* _EXERCISE BRIEF_
Check every line for the word "diagram" and state how many lines have it. Reply with the number alone.

* _DATASET EXTRACT_

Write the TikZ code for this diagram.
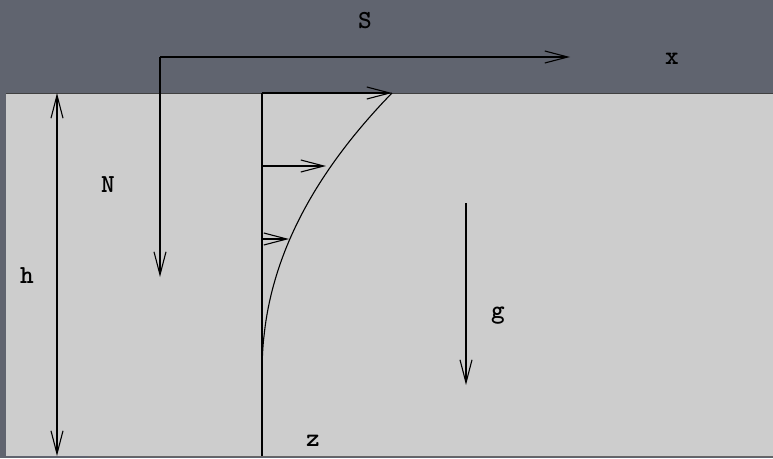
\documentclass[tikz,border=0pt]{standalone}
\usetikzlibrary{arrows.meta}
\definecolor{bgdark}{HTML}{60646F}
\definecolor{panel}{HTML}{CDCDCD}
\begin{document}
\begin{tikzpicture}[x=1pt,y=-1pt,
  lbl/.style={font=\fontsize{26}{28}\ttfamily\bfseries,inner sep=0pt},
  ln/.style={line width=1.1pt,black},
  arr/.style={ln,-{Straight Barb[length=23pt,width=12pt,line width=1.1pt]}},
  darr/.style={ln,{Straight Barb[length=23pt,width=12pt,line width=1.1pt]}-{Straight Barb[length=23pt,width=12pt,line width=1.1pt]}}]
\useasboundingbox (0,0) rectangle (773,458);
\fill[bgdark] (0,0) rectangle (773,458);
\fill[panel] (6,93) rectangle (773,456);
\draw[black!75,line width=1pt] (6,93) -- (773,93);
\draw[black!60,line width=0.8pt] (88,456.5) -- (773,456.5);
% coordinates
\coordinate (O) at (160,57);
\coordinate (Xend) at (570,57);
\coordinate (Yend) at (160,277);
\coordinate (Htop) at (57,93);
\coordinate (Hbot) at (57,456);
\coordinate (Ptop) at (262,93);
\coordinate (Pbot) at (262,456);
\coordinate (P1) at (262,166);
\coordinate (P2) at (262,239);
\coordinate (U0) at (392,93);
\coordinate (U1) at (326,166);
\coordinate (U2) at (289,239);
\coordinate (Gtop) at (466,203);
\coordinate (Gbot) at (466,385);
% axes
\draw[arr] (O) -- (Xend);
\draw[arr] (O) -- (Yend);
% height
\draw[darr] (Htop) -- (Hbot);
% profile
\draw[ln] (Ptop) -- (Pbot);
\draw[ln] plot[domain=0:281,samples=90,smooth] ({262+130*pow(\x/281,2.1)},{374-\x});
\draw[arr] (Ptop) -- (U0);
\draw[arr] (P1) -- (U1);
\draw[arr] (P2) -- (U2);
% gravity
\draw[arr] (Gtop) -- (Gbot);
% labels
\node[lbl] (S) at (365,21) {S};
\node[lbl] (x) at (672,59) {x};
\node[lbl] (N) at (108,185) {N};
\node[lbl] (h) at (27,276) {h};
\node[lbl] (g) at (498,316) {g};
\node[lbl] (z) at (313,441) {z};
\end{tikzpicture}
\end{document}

---

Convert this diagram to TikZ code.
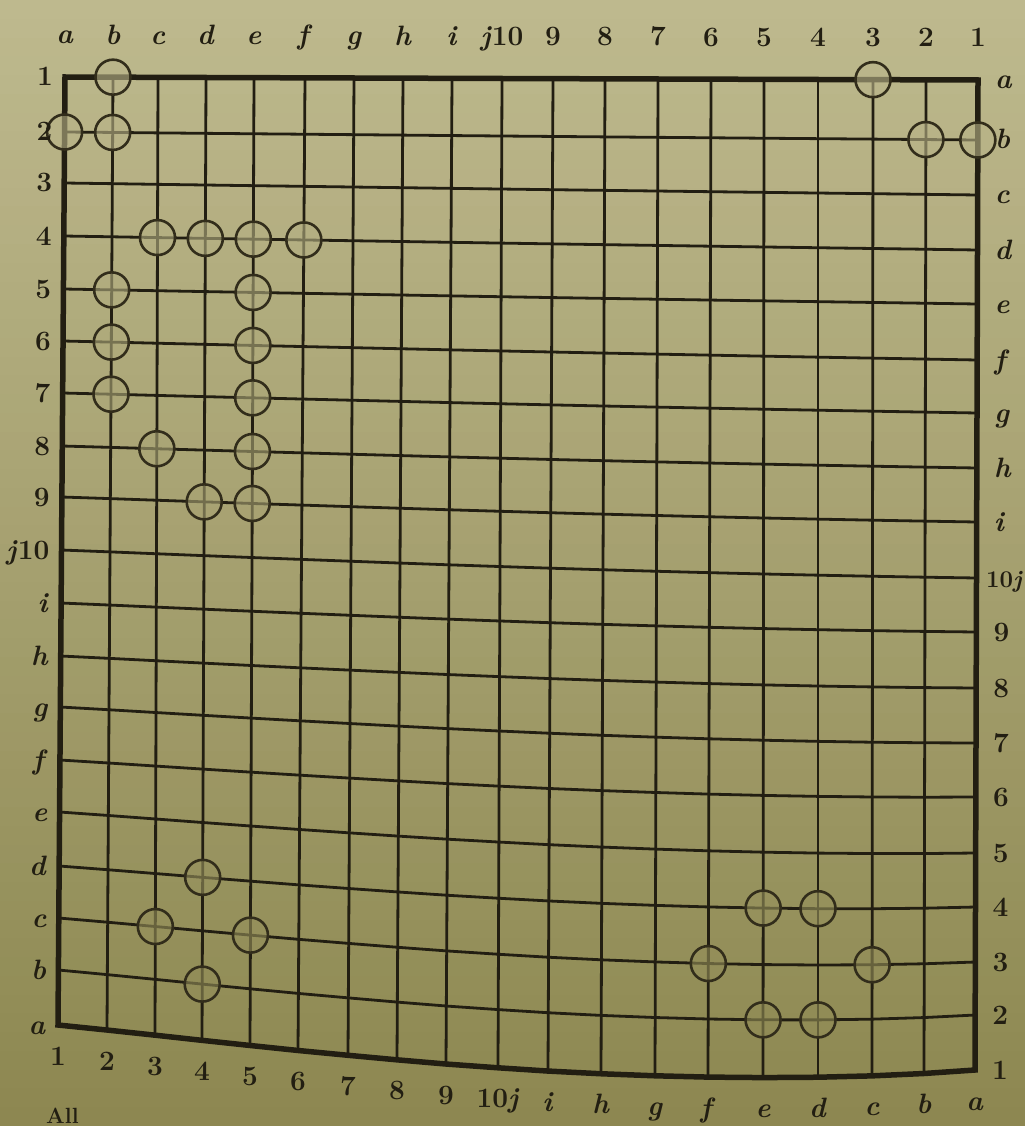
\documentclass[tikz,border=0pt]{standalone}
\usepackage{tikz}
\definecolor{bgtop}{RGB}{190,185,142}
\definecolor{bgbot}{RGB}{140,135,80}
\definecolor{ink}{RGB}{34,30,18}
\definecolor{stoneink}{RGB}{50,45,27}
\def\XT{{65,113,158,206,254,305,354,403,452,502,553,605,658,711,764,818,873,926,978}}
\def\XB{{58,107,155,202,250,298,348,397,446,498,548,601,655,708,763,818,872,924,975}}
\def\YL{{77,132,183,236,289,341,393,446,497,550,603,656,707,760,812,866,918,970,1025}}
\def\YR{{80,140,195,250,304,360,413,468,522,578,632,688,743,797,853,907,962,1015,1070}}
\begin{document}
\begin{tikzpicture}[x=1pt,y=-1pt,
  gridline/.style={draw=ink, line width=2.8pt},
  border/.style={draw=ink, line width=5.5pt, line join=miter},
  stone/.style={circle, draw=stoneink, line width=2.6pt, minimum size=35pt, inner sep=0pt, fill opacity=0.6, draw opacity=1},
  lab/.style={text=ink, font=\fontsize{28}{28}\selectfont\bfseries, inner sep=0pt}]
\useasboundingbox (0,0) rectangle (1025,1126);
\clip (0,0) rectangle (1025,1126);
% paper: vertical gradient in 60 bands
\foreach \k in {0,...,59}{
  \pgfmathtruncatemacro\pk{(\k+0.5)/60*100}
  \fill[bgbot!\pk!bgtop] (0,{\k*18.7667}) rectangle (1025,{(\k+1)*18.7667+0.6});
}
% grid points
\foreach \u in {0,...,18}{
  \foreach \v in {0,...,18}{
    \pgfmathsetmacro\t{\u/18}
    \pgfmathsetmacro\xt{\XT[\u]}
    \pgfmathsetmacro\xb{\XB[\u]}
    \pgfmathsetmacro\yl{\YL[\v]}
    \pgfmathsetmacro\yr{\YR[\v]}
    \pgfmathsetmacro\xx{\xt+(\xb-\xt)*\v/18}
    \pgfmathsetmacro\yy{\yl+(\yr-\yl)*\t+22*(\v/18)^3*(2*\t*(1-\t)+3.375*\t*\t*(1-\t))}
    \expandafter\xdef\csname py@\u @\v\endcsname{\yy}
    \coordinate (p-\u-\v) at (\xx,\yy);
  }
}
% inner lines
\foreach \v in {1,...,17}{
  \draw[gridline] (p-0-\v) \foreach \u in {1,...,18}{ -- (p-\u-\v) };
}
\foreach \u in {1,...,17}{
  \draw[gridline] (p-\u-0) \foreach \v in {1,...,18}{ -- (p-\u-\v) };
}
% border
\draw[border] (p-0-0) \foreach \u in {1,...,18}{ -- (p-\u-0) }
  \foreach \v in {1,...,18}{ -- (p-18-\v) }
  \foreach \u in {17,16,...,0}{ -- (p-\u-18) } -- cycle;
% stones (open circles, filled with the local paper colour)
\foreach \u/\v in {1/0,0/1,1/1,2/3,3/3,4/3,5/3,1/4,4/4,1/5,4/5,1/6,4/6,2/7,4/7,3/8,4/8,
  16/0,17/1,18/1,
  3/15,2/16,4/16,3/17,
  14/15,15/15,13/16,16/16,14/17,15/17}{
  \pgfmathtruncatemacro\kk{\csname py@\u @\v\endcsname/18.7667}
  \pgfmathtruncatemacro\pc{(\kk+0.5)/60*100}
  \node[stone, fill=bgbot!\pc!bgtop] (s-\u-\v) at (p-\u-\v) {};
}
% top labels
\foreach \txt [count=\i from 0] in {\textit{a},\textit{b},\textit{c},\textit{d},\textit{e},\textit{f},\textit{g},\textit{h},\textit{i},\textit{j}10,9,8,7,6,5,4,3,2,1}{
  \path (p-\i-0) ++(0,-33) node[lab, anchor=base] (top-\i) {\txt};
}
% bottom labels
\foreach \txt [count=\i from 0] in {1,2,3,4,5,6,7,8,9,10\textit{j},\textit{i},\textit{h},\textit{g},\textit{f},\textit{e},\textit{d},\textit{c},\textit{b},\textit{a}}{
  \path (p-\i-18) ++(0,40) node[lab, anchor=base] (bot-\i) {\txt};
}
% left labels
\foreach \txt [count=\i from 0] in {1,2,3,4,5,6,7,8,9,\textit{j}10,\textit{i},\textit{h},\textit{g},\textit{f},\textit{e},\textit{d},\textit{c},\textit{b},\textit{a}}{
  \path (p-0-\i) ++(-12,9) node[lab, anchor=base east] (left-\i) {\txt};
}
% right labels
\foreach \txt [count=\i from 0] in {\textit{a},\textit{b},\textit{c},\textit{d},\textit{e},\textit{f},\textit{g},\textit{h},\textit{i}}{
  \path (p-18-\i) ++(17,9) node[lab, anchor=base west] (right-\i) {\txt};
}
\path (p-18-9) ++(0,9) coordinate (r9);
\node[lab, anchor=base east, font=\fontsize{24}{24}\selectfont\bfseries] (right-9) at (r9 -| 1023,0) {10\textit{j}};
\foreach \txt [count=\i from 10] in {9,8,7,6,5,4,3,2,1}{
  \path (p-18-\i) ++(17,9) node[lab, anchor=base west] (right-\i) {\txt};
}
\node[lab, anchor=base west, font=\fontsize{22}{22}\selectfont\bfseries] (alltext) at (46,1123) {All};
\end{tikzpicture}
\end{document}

* _OUTPUT BELOW_
2